Makindu Motors is arguably one of the most successful automobile companies that primarily deals with motorcycles, tuk tuks and tractors. However, most Kenyans don’t know the entrepreneurs behind this success story.
In this article, WoK bring you the story of one of the founders, Stephen Ngei, who was a paraffin vendor and hawked jewellery and second hand inner wears to women in bars to supplement his income.
Before Makindu Motors Limited came about, Mr. Stephen Ngei Musyoka was a paraffin vendor and would hawk second hand inner wears to women in bars and other meeting places to augment his income.
“I would walk into bars within Makindu town and other small shopping centers along the Nairobi-Mombasa highway with bundles of clothes and jewels strapped on my shoulders. The bar maids and revellers were ready customers for my wares and my business grew quicker than I had anticipated,” Ngei told the Standard.
From the profits he made, the entrepreneur started selling second-hand bicycles to local teachers. According to Ngei, teachers were the only civil servants in the villages at the time who could be able to obtain loans.
“We wanted to help teachers reduce the cost of travelling to their schools and so we opted to sell them old bicycles. And because they could get loans from their Savings cooperatives, we found working with them very conducive. While some of our customers ran away without completely paying for bicycles that were sold on credit, the teachers paid for them up to the last cent even without us going after them,” he told the Standard.
Establishing Makindu Motors Limited
The market for motorcycles was ripe prompting the company to change tact. Armed with Sh1.6 million in savings, the company imported their first new 25 motorcycles from Dubai, out of these, 23 were sold in credit and the remaining two for cash.
They doubled the numbers to 50 motorcycles. The company got a breakthrough in 2004 during a Chinese trade fair held in Nairobi when they landed a dealership partnership with SkyGo to supply its motorcycles in Kenya.

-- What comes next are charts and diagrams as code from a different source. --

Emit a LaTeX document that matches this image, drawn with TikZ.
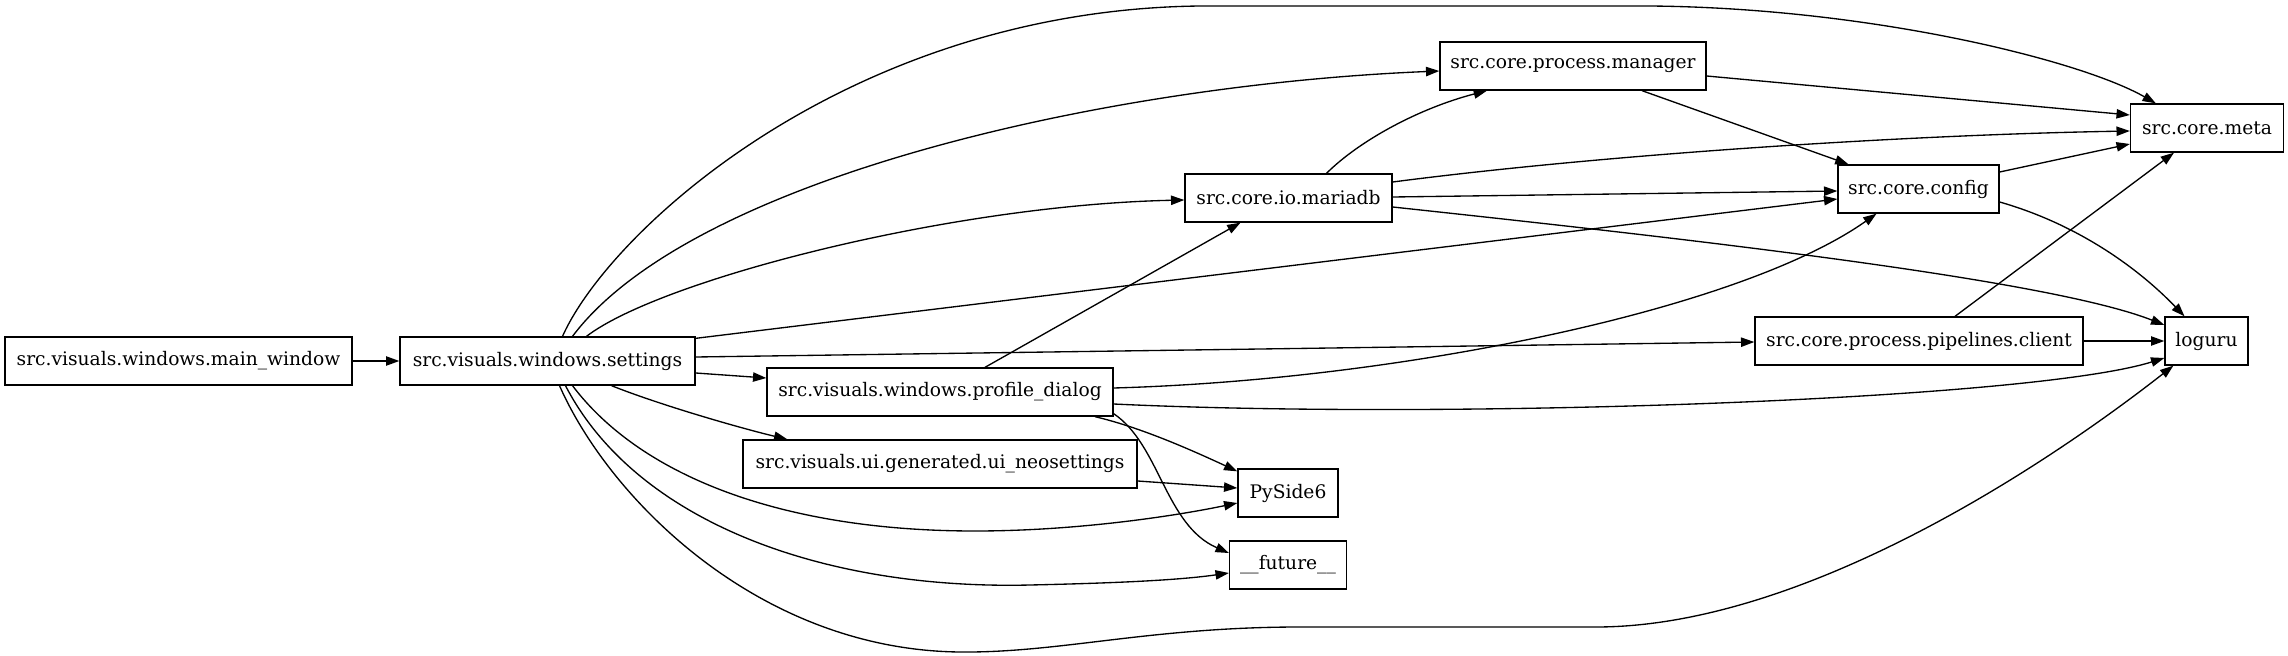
\documentclass[tikz,border=0pt]{standalone}
\usepackage{fontspec}
\setmainfont{DejaVu Serif}
\usetikzlibrary{arrows.meta,calc}
\begin{document}
\begin{tikzpicture}[x=0.75pt,y=-0.75pt,
  mod/.style={draw,line width=1pt,rectangle,minimum height=36pt,inner sep=0pt,font=\fontsize{14}{16}\selectfont},
  dep/.style={line width=1pt,-{Triangle[length=10pt,width=7pt]}}]
\fill[white] (0,0) rectangle (2288,656);
\useasboundingbox (0,0) rectangle (2288,656);
\node[mod,minimum width=260.25pt] (main) at (178.5,361) {src.visuals.windows.main\_window};
\node[mod,minimum width=221.25pt] (settings) at (547.5,361) {src.visuals.windows.settings};
\node[mod,minimum width=259.5pt] (profile) at (940,392) {src.visuals.windows.profile\_dialog};
\node[mod,minimum width=295.5pt] (neo) at (940,464) {src.visuals.ui.generated.ui\_neosettings};
\node[mod,minimum width=75pt] (pyside) at (1288,493) {PySide6};
\node[mod,minimum width=87.75pt] (future) at (1288,565) {\_\_future\_\_};
\node[mod,minimum width=155.25pt] (mariadb) at (1288.5,198) {src.core.io.mariadb};
\node[mod,minimum width=199.5pt] (manager) at (1573,66) {src.core.process.manager};
\node[mod,minimum width=120.75pt] (config) at (1918.5,189) {src.core.config};
\node[mod,minimum width=246pt] (pipelines) at (1919,341) {src.core.process.pipelines.client};
\node[mod,minimum width=114.75pt] (meta) at (2207,128) {src.core.meta};
\node[mod,minimum width=62.25pt] (loguru) at (2206.5,341) {loguru};

\draw[dep] (main) -- (settings);
% settings
\draw[dep] ($(settings.north)+(15,0)$) .. controls (610,230) and (850,10) .. (1200,6) -- (1650,6) .. controls (1870,8) and (2080,60) .. ($(meta.north west)+(26,0)$);
\draw[dep] ($(settings.north)+(25,0)$) .. controls (690,180) and (1100,85) .. ($(manager.west)+(0,5)$);
\draw[dep] ($(settings.north)+(39,0)$) .. controls (660,280) and (950,205) .. ($(mariadb.west)+(0,2)$);
\draw[dep] ($(settings.north east)+(0,2)$) -- ($(config.west)+(0,10)$);
\draw[dep] ($(settings.east)+(0,-4)$) -- ($(pipelines.west)+(0,1)$);
\draw[dep] ($(settings.east)+(0,12)$) -- ($(profile.west)+(0,-14)$);
\draw[dep] ($(settings.south)+(64,0)$) .. controls (660,405) and (740,428) .. ($(neo.north west)+(45,0)$);
\draw[dep] ($(settings.south)+(25,0)$) .. controls (640,475) and (780,531) .. (975,531) .. controls (1080,531) and (1180,515) .. ($(pyside.west)+(0,10)$);
\draw[dep] ($(settings.south)+(18,0)$) .. controls (635,520) and (820,590) .. (1030,585) .. controls (1120,583) and (1180,580) .. ($(future.west)+(0,8)$);
\draw[dep] ($(settings.south)+(12,0)$) .. controls (610,500) and (760,650) .. (960,652) .. controls (1060,653) and (1150,627) .. (1300,627) -- (1596,627) .. controls (1800,627) and (2040,470) .. ($(loguru.south west)+(9,0)$);
% profile dialog
\draw[dep] ($(profile.north)+(45,0)$) -- ($(mariadb.south)+(-48,0)$);
\draw[dep] ($(profile.east)+(0,-4)$) .. controls (1400,380) and (1740,310) .. ($(config.south)+(-42,0)$);
\draw[dep] ($(profile.east)+(0,12)$) .. controls (1450,420) and (2030,400) .. ($(loguru.west)+(0,17)$);
\draw[dep] ($(profile.south)+(155,0)$) .. controls (1130,425) and (1170,440) .. ($(pyside.north west)+(0,3)$);
\draw[dep] ($(profile.south east)+(0,-3)$) .. controls (1160,445) and (1165,525) .. ($(future.west)+(0,-12)$);
% neosettings
\draw[dep] ($(neo.east)+(0,17)$) -- ($(pyside.west)+(0,-5)$);
% mariadb
\draw[dep] ($(mariadb.north)+(38,0)$) .. controls (1360,140) and (1420,108) .. ($(manager.south)+(-86,0)$);
\draw[dep] ($(mariadb.east)+(0,-16)$) .. controls (1600,155) and (1900,135) .. ($(meta.west)+(0,3)$);
\draw[dep] ($(mariadb.east)+(0,-1)$) -- ($(config.west)+(0,2)$);
\draw[dep] ($(mariadb.east)+(0,9)$) .. controls (1700,240) and (2050,280) .. ($(loguru.west)+(0,-16)$);
% manager
\draw[dep] ($(manager.east)+(0,10)$) -- ($(meta.west)+(0,-13)$);
\draw[dep] ($(manager.south)+(69,0)$) -- ($(config.north)+(-70,0)$);
% config
\draw[dep] ($(config.east)+(0,-17)$) -- ($(meta.west)+(0,16)$);
\draw[dep] ($(config.east)+(0,13)$) .. controls (2080,225) and (2140,270) .. ($(loguru.north)+(-22,0)$);
% pipelines
\draw[dep] ($(pipelines.north)+(36,0)$) -- ($(meta.south)+(-33,0)$);
\draw[dep] (pipelines) -- (loguru);
\end{tikzpicture}
\end{document}
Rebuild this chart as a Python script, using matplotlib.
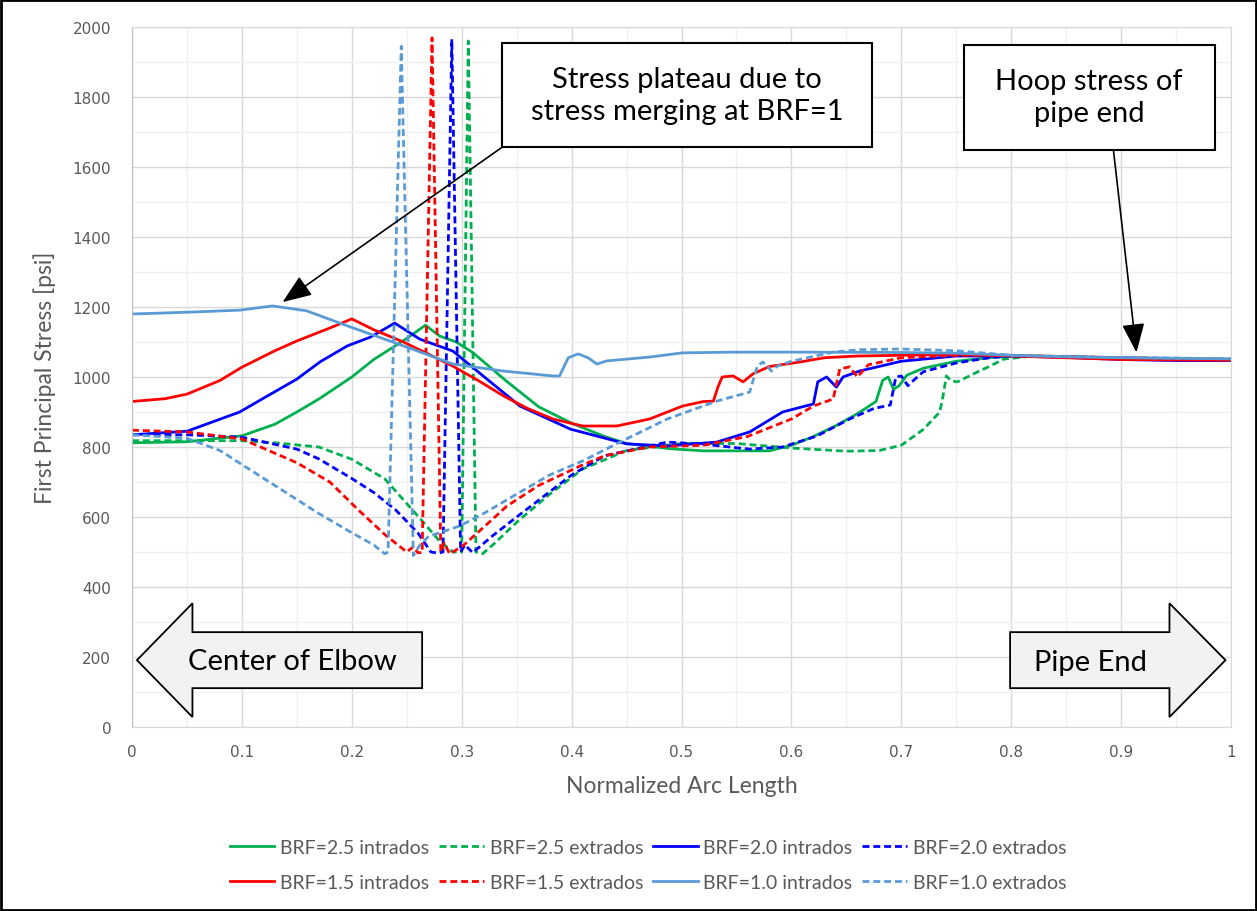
import numpy as np
import matplotlib
matplotlib.use('Agg')
import matplotlib.pyplot as plt
from matplotlib.patches import Rectangle, FancyArrow
from matplotlib.ticker import MultipleLocator

# BRF=2.5
g_int_x = [0, 0.05, 0.1, 0.13, 0.15, 0.17, 0.2, 0.22, 0.25, 0.267, 0.28, 0.295, 0.31, 0.325, 0.34, 0.37, 0.4,
           0.43, 0.45, 0.49, 0.52, 0.58, 0.6, 0.62, 0.64, 0.66, 0.677, 0.683, 0.688, 0.693, 0.698, 0.705, 0.72,
           0.75, 0.78, 0.8, 0.85, 0.9, 1.0]
g_int_y = [812, 815, 832, 865, 900, 937, 1000, 1050, 1110, 1148, 1117, 1100, 1070, 1030, 990, 915, 868,
           830, 810, 795, 789, 789, 805, 830, 860, 895, 930, 990, 1000, 965, 975, 1005, 1025,
           1045, 1055, 1060, 1058, 1053, 1050]
g_ext_x = [0, 0.05, 0.1, 0.13, 0.17, 0.2, 0.23, 0.26, 0.28, 0.292, 0.3, 0.306, 0.313, 0.319, 0.33, 0.35, 0.38,
           0.41, 0.45, 0.5, 0.55, 0.6, 0.65, 0.68, 0.7, 0.72, 0.735, 0.738, 0.741, 0.745, 0.751, 0.76, 0.769,
           0.78, 0.793, 0.82, 0.9, 1.0]
g_ext_y = [818, 818, 818, 812, 800, 765, 709, 603, 531, 500, 500, 1960, 500, 495, 525, 585, 665,
           737, 790, 810, 810, 797, 788, 790, 805, 850, 900, 946, 1003, 990, 986, 1000, 1014,
           1030, 1051, 1060, 1055, 1050]

# BRF=2.0
b_int_x = [0, 0.05, 0.098, 0.12, 0.15, 0.171, 0.196, 0.217, 0.239, 0.262, 0.292, 0.323, 0.353, 0.399, 0.45,
           0.487, 0.532, 0.562, 0.592, 0.62, 0.624, 0.632, 0.641, 0.647, 0.662, 0.7, 0.75, 0.8, 0.85, 0.9,
           0.95, 1.0]
b_int_y = [835, 845, 900, 940, 994, 1043, 1089, 1114, 1154, 1108, 1074, 994, 917, 851, 809,
           803, 814, 843, 900, 923, 986, 1000, 971, 1000, 1017, 1045, 1060, 1060, 1056, 1050,
           1047, 1047]
b_ext_x = [0, 0.05, 0.1, 0.15, 0.17, 0.2, 0.22, 0.24, 0.26, 0.272, 0.278, 0.283, 0.291, 0.299, 0.303, 0.31,
           0.328, 0.35, 0.368, 0.4, 0.43, 0.487, 0.52, 0.562, 0.592, 0.623, 0.653, 0.675, 0.69, 0.695, 0.7,
           0.706, 0.711, 0.72, 0.75, 0.78, 0.8, 0.9, 0.95, 1.0]
b_ext_y = [835, 835, 828, 794, 766, 710, 670, 620, 555, 500, 497, 500, 1965, 500, 520, 498,
           546, 600, 643, 720, 775, 814, 808, 794, 800, 831, 880, 910, 920, 1000, 1003,
           975, 990, 1015, 1040, 1055, 1060, 1055, 1050, 1050]

# BRF=1.5
r_int_x = [0, 0.03, 0.05, 0.08, 0.1, 0.13, 0.15, 0.18, 0.2, 0.22, 0.247, 0.27, 0.292, 0.315, 0.338, 0.36,
           0.383, 0.41, 0.441, 0.471, 0.501, 0.52, 0.529, 0.533, 0.537, 0.547, 0.556, 0.565, 0.58, 0.608,
           0.63, 0.66, 0.7, 0.75, 0.8, 0.85, 0.9, 1.0]
r_int_y = [930, 938, 951, 990, 1028, 1075, 1103, 1140, 1166, 1135, 1100, 1065, 1031, 990, 946, 910,
           880, 860, 860, 880, 917, 930, 931, 970, 1000, 1003, 986, 1009, 1030, 1043,
           1055, 1060, 1062, 1065, 1060, 1055, 1050, 1048]
r_ext_x = [0, 0.05, 0.1, 0.15, 0.18, 0.205, 0.23, 0.25, 0.256, 0.26, 0.264, 0.273, 0.281, 0.284, 0.289, 0.3,
           0.308, 0.325, 0.341, 0.37, 0.408, 0.43, 0.47, 0.52, 0.56, 0.6, 0.62, 0.638, 0.644, 0.653, 0.66,
           0.67, 0.7, 0.75, 0.8, 0.9, 1.0]
r_ext_y = [848, 843, 823, 755, 700, 623, 550, 500, 515, 498, 498, 1969, 500, 526, 495, 515,
           537, 585, 631, 690, 746, 775, 800, 805, 830, 880, 917, 937, 1023, 1029, 1000,
           1035, 1055, 1062, 1062, 1055, 1050]

# BRF=1.0
lb_int_x = [0, 0.05, 0.098, 0.128, 0.159, 0.196, 0.247, 0.292, 0.338, 0.383, 0.389, 0.397, 0.406, 0.415,
            0.423, 0.432, 0.471, 0.501, 0.547, 0.608, 0.7, 0.75, 0.8, 0.85, 0.9, 1.0]
lb_int_y = [1180, 1185, 1191, 1203, 1189, 1146, 1089, 1037, 1017, 1003, 1003, 1055, 1066, 1055,
            1037, 1046, 1057, 1069, 1071, 1071, 1070, 1068, 1062, 1058, 1055, 1052]
lb_ext_x = [0, 0.05, 0.08, 0.1, 0.12, 0.15, 0.17, 0.2, 0.22, 0.23, 0.233, 0.245, 0.256, 0.262, 0.27, 0.298,
            0.32, 0.353, 0.38, 0.41, 0.444, 0.487, 0.532, 0.562, 0.569, 0.574, 0.582, 0.587, 0.6, 0.638,
            0.662, 0.7, 0.75, 0.8, 0.85, 0.9, 1.0]
lb_ext_y = [835, 825, 790, 750, 710, 650, 610, 555, 520, 495, 500, 1945, 490, 520, 545, 574,
            610, 671, 720, 760, 814, 880, 931, 957, 1031, 1043, 1017, 1031, 1045, 1071,
            1078, 1080, 1075, 1062, 1058, 1056, 1052]

GREEN = '#00B050'
BLUE = '#0000FF'
RED = '#FF0000'
LBLUE = '#5B9BD5'
GRAY = '#595959'
LBL_FONT = ['Lato', 'DejaVu Sans']

fig = plt.figure(figsize=(12.57, 9.12), dpi=100)
ax = fig.add_axes([132 / 1257, 1 - 728 / 912, (1231 - 132) / 1257, 700 / 912])

lw = 2.0
dash = (2.5, 1.4)
h_g_i, = ax.plot(g_int_x, g_int_y, color=GREEN, lw=lw, label='BRF=2.5 intrados')
h_g_e, = ax.plot(g_ext_x, g_ext_y, color=GREEN, lw=lw, ls=(0, dash), label='BRF=2.5 extrados')
h_b_i, = ax.plot(b_int_x, b_int_y, color=BLUE, lw=lw, label='BRF=2.0 intrados')
h_b_e, = ax.plot(b_ext_x, b_ext_y, color=BLUE, lw=lw, ls=(0, dash), label='BRF=2.0 extrados')
h_r_i, = ax.plot(r_int_x, r_int_y, color=RED, lw=lw, label='BRF=1.5 intrados')
h_r_e, = ax.plot(r_ext_x, r_ext_y, color=RED, lw=lw, ls=(0, dash), label='BRF=1.5 extrados')
h_l_i, = ax.plot(lb_int_x, lb_int_y, color=LBLUE, lw=lw, label='BRF=1.0 intrados')
h_l_e, = ax.plot(lb_ext_x, lb_ext_y, color=LBLUE, lw=lw, ls=(0, dash), label='BRF=1.0 extrados')

ax.set_xlim(0, 1)
ax.set_ylim(0, 2000)
ax.xaxis.set_major_locator(MultipleLocator(0.1))
ax.xaxis.set_minor_locator(MultipleLocator(0.05))
ax.yaxis.set_major_locator(MultipleLocator(200))
ax.yaxis.set_minor_locator(MultipleLocator(100))
ax.set_xticks(np.arange(0, 1.01, 0.1))
ax.set_xticklabels(['0', '0.1', '0.2', '0.3', '0.4', '0.5', '0.6', '0.7', '0.8', '0.9', '1'])
ax.grid(which='major', color='#d9d9d9', lw=1.0)
ax.grid(which='minor', color='#f0f0f0', lw=1.0)
ax.set_axisbelow(True)
ax.tick_params(which='both', length=0, labelsize=11, labelcolor=GRAY)
ax.tick_params(axis='x', pad=12)
ax.tick_params(axis='y', pad=15)
for s in ax.spines.values():
    s.set_color('#d9d9d9')
ax.spines['left'].set_color('#bfbfbf')

ax.set_xlabel('Normalized Arc Length', fontsize=16.5, color=GRAY, family=LBL_FONT, labelpad=12)
ax.set_ylabel('First Principal Stress [psi]', fontsize=16.5, color=GRAY, family=LBL_FONT, labelpad=12)

# callout boxes
ax.add_patch(Rectangle((0.337, 1657), 0.336, 297, fc='white', ec='black', lw=1.5, zorder=5))
ax.text(0.505, 1806, 'Stress plateau due to\nstress merging at BRF=1', ha='center', va='center',
        fontsize=21, family=LBL_FONT, linespacing=1.25, zorder=6)
ax.annotate('', xy=(0.137, 1214), xytext=(0.337, 1657),
            arrowprops=dict(arrowstyle='-|>,head_length=0.9,head_width=0.35', color='black', lw=1.2,
                            mutation_scale=20, shrinkA=0, shrinkB=0), zorder=6)

ax.add_patch(Rectangle((0.757, 1649), 0.228, 300, fc='white', ec='black', lw=1.5, zorder=5))
ax.text(0.871, 1800, 'Hoop stress of\npipe end', ha='center', va='center',
        fontsize=21, family=LBL_FONT, linespacing=1.25, zorder=6)
ax.annotate('', xy=(0.914, 1070), xytext=(0.893, 1649),
            arrowprops=dict(arrowstyle='-|>,head_length=0.9,head_width=0.35', color='black', lw=1.2,
                            mutation_scale=20, shrinkA=0, shrinkB=0), zorder=6)

# block arrows
ax.add_patch(FancyArrow(0.264, 191, -0.2595, 0, width=160, head_width=325, head_length=0.0505,
                        length_includes_head=True, fc='#f2f2f2', ec='black', lw=1.3, zorder=5))
ax.text(0.146, 189, 'Center of Elbow', ha='center', va='center', fontsize=21, family=LBL_FONT, zorder=6)
ax.add_patch(FancyArrow(0.799, 191, 0.196, 0, width=160, head_width=325, head_length=0.051,
                        length_includes_head=True, fc='#f2f2f2', ec='black', lw=1.3, zorder=5))
ax.text(0.872, 187, 'Pipe End', ha='center', va='center', fontsize=21, family=LBL_FONT, zorder=6)

handles = [h_g_i, h_r_i, h_g_e, h_r_e, h_b_i, h_l_i, h_b_e, h_l_e]
leg = fig.legend(handles=handles, labels=[h.get_label() for h in handles], ncol=4, loc='center',
                 bbox_to_anchor=(648 / 1257, 1 - 866 / 912), frameon=False,
                 prop={'family': LBL_FONT, 'size': 14}, handlelength=2.3, columnspacing=0.5,
                 handletextpad=0.3, labelspacing=0.9)
for t in leg.get_texts():
    t.set_color(GRAY)

fig.add_artist(Rectangle((0.001, 0.001), 0.998, 0.998, transform=fig.transFigure, fill=False,
                         ec='black', lw=2))

fig.savefig('out.png', dpi=100)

In 2006, they began sourcing motorcycles from China to quench the demand from teachers and bodaboda operators.
“Sourcing for motorcycles from China was cost effective as opposed to getting them from Dubai. Initially we would import them readily assembled from Dubai and this threatened our business because they would arrive with some dismantled. Forcing us to sell them at low prices,” Joshua Kamonzo, who is the firm’s Managing Director (MD) told a local publication.
Establishing an assembling plant
The deal with SkyGo entailed that the company would import the motorcycle in spare parts from China and have them assembled in Kenya.
Ngei and his co-founder Charles Musinga worked together to establish an assembling plant in Makindu. According to Mr. Ngei, the deal reduced the number of losses from smashed motorcycles and theft of motorcycles that had thrown the company off balance especially with the Dubai deal.
With the assembling plant in place, the company went on to land three other deals to sell motorcycles and motor vehicles with Flyboy and Ya-Maana motorcycles as well as JAC light trucks, cars and farming tractors.
Today, Makindu Motors limited imports over 10,000 new motorcycles yearly from China. It also ships new trucks ranging from 3 to 5 tons of Jack trucks, tractors for farming and tuk tuks.
It has created job opportunities directly to over 100 people and indirectly to thousands who work as dealers spread across the country.
According to its Managing Director, the company has plans to scale up its presence to East and Central Africa countries in future.
The company opened a driving school dubbed ‘Yamahana Driving School’ and participates in charity activities through sponsoring education for vulnerable children. It is also involved in environmental conservation activities by participating in tree planting and advocacy.